Corinthian Hall presented an ultra fashionable mix of period rooms, principally French and English. Exceptions, of course, were the service areas, the bowling alley, and Long’s full-equipped barbershop next to his bedroom. The love of period rooms during the Gilded Age was so strong that even the billiard room in the basement boasted a strong English manor house flavor with black walnut beams and an intricately carved massive fireplace. The living room was located to the right of the entrance hall, directly across from the grand salon. The predominant colors were slate blue and gold. Though Mrs. Long’s favorite, the library across the west hallway from the grand salon was Mr. Long’s private retreat. Each morning he would come there to read passages from the Bible. The bedrooms were solidly French and exceptionally large, with connecting sitting rooms, spacious dressing rooms and baths.

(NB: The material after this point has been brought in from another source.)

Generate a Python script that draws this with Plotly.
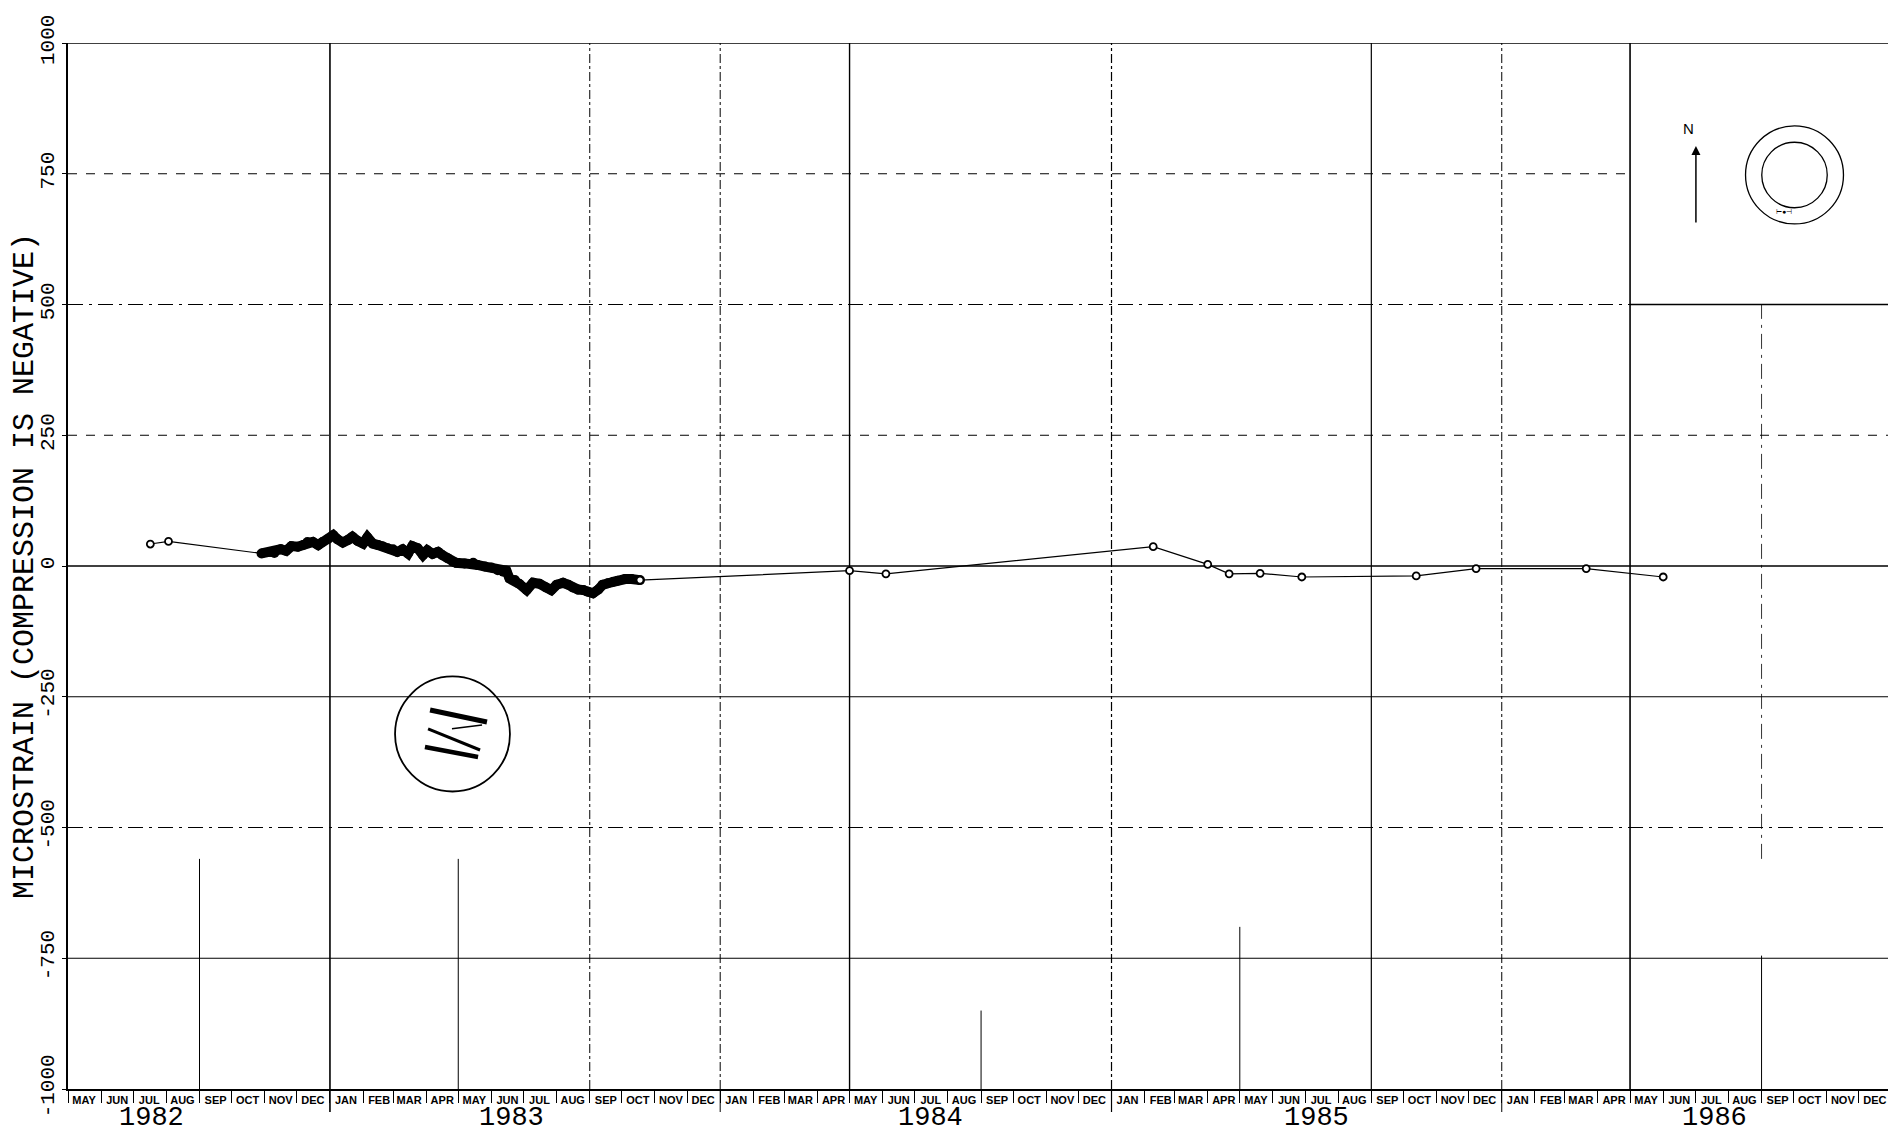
import plotly.graph_objects as go

# ---------------- data ----------------
early_dates = ["1982-07-17", "1982-08-03"]
early_vals = [42, 47]

dense_dates = [
    "1982-10-29", "1982-11-06", "1982-11-10", "1982-11-16", "1982-11-21", "1982-11-26",
    "1982-12-02", "1982-12-07", "1982-12-11", "1982-12-16", "1982-12-21", "1982-12-25",
    "1982-12-30", "1983-01-04", "1983-01-08", "1983-01-13", "1983-01-18", "1983-01-22",
    "1983-01-27", "1983-02-01", "1983-02-05", "1983-02-10", "1983-02-15", "1983-02-19",
    "1983-02-24", "1983-03-01", "1983-03-05", "1983-03-10", "1983-03-15", "1983-03-19",
    "1983-03-24", "1983-03-29", "1983-04-02", "1983-04-07", "1983-04-12", "1983-04-16",
    "1983-04-21", "1983-04-26", "1983-04-29", "1983-05-07", "1983-05-15", "1983-05-19",
    "1983-05-26", "1983-06-01", "1983-06-07", "1983-06-12", "1983-06-15", "1983-06-18",
    "1983-06-23", "1983-06-27", "1983-07-04", "1983-07-10", "1983-07-16", "1983-07-22",
    "1983-07-27", "1983-08-01", "1983-08-07", "1983-08-12", "1983-08-16", "1983-08-21",
    "1983-08-26", "1983-08-30", "1983-09-04", "1983-09-09", "1983-09-13", "1983-09-18",
    "1983-09-23", "1983-09-27", "1983-10-04", "1983-10-10", "1983-10-18",
]
dense_vals = [
    24, 27, 25, 32, 29, 38,
    37, 40, 46, 46, 40, 46,
    51, 59, 51, 45, 50, 56,
    48, 43, 55, 43, 40, 38,
    34, 32, 27, 32, 24, 38,
    34, 21, 30, 23, 27, 21,
    15, 8, 6, 5, 6, 2,
    -1, -3, -8, -11, -9, -24,
    -27, -34, -46, -32, -34, -41,
    -46, -36, -32, -36, -41, -45,
    -46, -49, -52, -45, -36, -33,
    -30, -28, -25, -25, -27,
]

late_dates = ["1984-05-01", "1984-06-04", "1985-02-09", "1985-04-01", "1985-04-21",
              "1985-05-20", "1985-06-28", "1985-10-13", "1985-12-08", "1986-03-21",
              "1986-06-01"]
late_vals = [-9, -15, 37, 3, -15, -14, -21, -19, -5, -5, -21]

y_ticks = [-1000, -750, -500, -250, 0, 250, 500, 750, 1000]
month_names = ["JAN", "FEB", "MAR", "APR", "MAY", "JUN", "JUL", "AUG", "SEP", "OCT", "NOV", "DEC"]
years = [1982, 1983, 1984, 1985, 1986]
year_label_dates = ["1982-07-18", "1983-06-20", "1984-07-16", "1985-07-12", "1986-07-19"]

# ---------------- derived ----------------
month_mid = []
month_text = []
for y in years:
    for m in range(1, 13):
        if y == 1982 and m < 5:
            continue
        month_mid.append(f"{y}-{m:02d}-16")
        month_text.append(month_names[m - 1])

x_start, x_end = "1982-05-01", "1987-01-01"
inset_left = "1986-05-01"

fig = go.Figure()

all_dates = early_dates + dense_dates + late_dates
all_vals = early_vals + dense_vals + late_vals
fig.add_trace(go.Scatter(x=all_dates, y=all_vals, mode="lines",
                         line=dict(color="black", width=1.2), hoverinfo="skip",
                         showlegend=False))
fig.add_trace(go.Scatter(x=dense_dates, y=dense_vals, mode="lines+markers",
                         line=dict(color="black", width=10),
                         marker=dict(size=10, color="black"), showlegend=False))
fig.add_trace(go.Scatter(x=early_dates + [dense_dates[-1]] + late_dates,
                         y=early_vals + [dense_vals[-1]] + late_vals, mode="markers",
                         marker=dict(symbol="circle", size=7, color="white",
                                     line=dict(color="black", width=1.8)),
                         showlegend=False))

shapes = []
# horizontal grid lines (those above 500 stop at the inset box)
h_style = {1000: ("solid", 1.5), 750: ("dash", 1), 500: ("longdashdot", 1),
           250: ("dash", 1), 0: ("solid", 1.3), -250: ("solid", 1.1),
           -500: ("longdashdot", 1), -750: ("solid", 1.1)}
for v in y_ticks:
    if v in h_style:
        d, w = h_style[v]
        if 500 < v < 1000:
            shapes.append(dict(type="line", xref="x", yref="y", x0=x_start, x1=inset_left,
                               y0=v, y1=v, line=dict(color="black", width=w, dash=d),
                               layer="below"))
        else:
            shapes.append(dict(type="line", xref="paper", yref="y", x0=0, x1=1, y0=v, y1=v,
                               line=dict(color="black", width=w, dash=d), layer="below"))

# vertical grid lines every four months: (date, dash, width, top, extends below axis)
v_lines = [
    ("1982-09-01", "solid", 1.0, -560, False),
    ("1983-01-01", "solid", 1.6, 1000, True),
    ("1983-05-01", "solid", 1.0, -560, False),
    ("1983-09-01", "dashdot", 1.0, 1000, False),
    ("1984-01-01", "dashdot", 1.0, 1000, True),
    ("1984-05-01", "solid", 1.4, 1000, False),
    ("1984-09-01", "solid", 1.0, -850, False),
    ("1985-01-01", "dashdot", 1.2, 1000, True),
    ("1985-05-01", "solid", 1.0, -690, False),
    ("1985-09-01", "solid", 1.2, 1000, False),
    ("1986-01-01", "dashdot", 1.0, 1000, True),
    ("1986-05-01", "solid", 1.6, 1000, False),
    ("1986-09-01", "solid", 1.0, -745, False),
    ("1987-01-01", "solid", 1.6, 1000, False),
]
for d, dash, w, top, ext in v_lines:
    shapes.append(dict(type="line", xref="x", yref="y", x0=d, x1=d, y0=-1000, y1=top,
                       line=dict(color="black", width=w, dash=dash), layer="below"))
    if top < 1000 and d == "1986-09-01":
        shapes.append(dict(type="line", xref="x", yref="y", x0=d, x1=d, y0=-560, y1=500,
                           line=dict(color="black", width=0.8, dash="longdashdot"),
                           layer="below"))
    if ext:
        shapes.append(dict(type="line", xref="x", yref="paper", x0=d, x1=d, y0=-0.022, y1=0,
                           line=dict(color="black", width=w)))

# inset box (upper right)
shapes.append(dict(type="line", xref="x", yref="y", x0=inset_left, x1=x_end, y0=500, y1=500,
                   line=dict(color="black", width=1.6)))
shapes.append(dict(type="circle", xref="paper", yref="paper", x0=0.9197, x1=0.9734,
                   y0=0.8270, y1=0.9207, line=dict(color="black", width=1.3)))
shapes.append(dict(type="circle", xref="paper", yref="paper", x0=0.9286, x1=0.9645,
                   y0=0.8425, y1=0.9051, line=dict(color="black", width=1.3)))

# stamp logo
shapes.append(dict(type="circle", xref="paper", yref="paper", x0=0.1793, x1=0.2423,
                   y0=0.2844, y1=0.3944, line=dict(color="black", width=1.8)))
logo_strokes = [
    (0.1985, 0.3623, 0.2297, 0.3509, 5),
    (0.2105, 0.3445, 0.2270, 0.3480, 1.5),
    (0.1974, 0.3442, 0.2259, 0.3241, 3),
    (0.1957, 0.3270, 0.2248, 0.3174, 4.5),
]
for x0, y0, x1, y1, w in logo_strokes:
    shapes.append(dict(type="line", xref="paper", yref="paper", x0=x0, y0=y0, x1=x1, y1=y1,
                       line=dict(color="black", width=w)))

annotations = []
for y, d in zip(years, year_label_dates):
    annotations.append(dict(x=d, y=-0.028, xref="x", yref="paper",
                            text=str(y), showarrow=False, yanchor="middle",
                            font=dict(family="Liberation Mono, DejaVu Sans Mono, monospace",
                                      size=27, color="black")))
annotations.append(dict(x=0.8925, y=0.9283, xref="paper", yref="paper", text="N",
                        showarrow=False, font=dict(family="Liberation Sans, Arial", size=15,
                                                   color="black")))
annotations.append(dict(x=0.8925, y=0.9015, xref="paper", yref="paper", text="",
                        showarrow=True, ax=0, ay=78, arrowhead=2, arrowsize=1.2,
                        arrowwidth=1.5, arrowcolor="black"))
annotations.append(dict(x=0.9461, y=0.8455, xref="paper", yref="paper", text="⊢●⊣",
                        showarrow=False, font=dict(size=7, color="black")))

# page body has an 8px default margin; plot area spans x 68..1892, y 43..1089 on screen
fig.update_layout(
    width=1888, height=1133,
    margin=dict(l=60, r=4, t=35, b=52),
    paper_bgcolor="white", plot_bgcolor="white",
    shapes=shapes, annotations=annotations,
    xaxis=dict(
        type="date", range=[x_start, x_end],
        tickmode="array", tickvals=month_mid, ticktext=month_text,
        ticks="", showgrid=False, zeroline=False,
        showline=True, linecolor="black", linewidth=1.5,
        tickfont=dict(family="Liberation Sans Narrow, Liberation Sans, Arial Narrow, sans-serif",
                      size=11, color="black", weight="bold"),
        tickangle=0,
        minor=dict(ticks="outside", ticklen=12, tickwidth=1.4, tickcolor="black",
                   dtick="M1", tick0="1982-05-01", showgrid=False),
    ),
    yaxis=dict(
        range=[-1000, 1000], tickmode="array", tickvals=y_ticks,
        ticktext=[str(v) for v in y_ticks],
        tickangle=-90, ticks="outside", ticklen=4, tickcolor="black",
        showgrid=False, zeroline=False,
        showline=True, linecolor="black", linewidth=2,
        tickfont=dict(family="Liberation Mono, DejaVu Sans Mono, monospace", size=21,
                      color="black"),
        title=dict(text="MICROSTRAIN (COMPRESSION IS NEGATIVE)", standoff=4,
                   font=dict(family="Liberation Mono, DejaVu Sans Mono, monospace", size=30,
                             color="black")),
    ),
)

fig.write_html("out.html")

By December 1910, all was in readiness for the Longs’ occupancy at Corinthian Hall. Unmistakably, Corinthian Hall is a regal place, with distinguished architecture, justly deserving the homage it was paid November 14, 1980, when the mansion entered the rolls of the National Register of Historic Places. More palace than house, its style and construction are an honest reflection of the achievements of the man who lived there and the aesthetics of the Gilded Age in which it was built. The Kansas City parade had never seen banner-Beaux-Arts or otherwise – like the palace at the crest of the hill on Gladstone. Nor will again.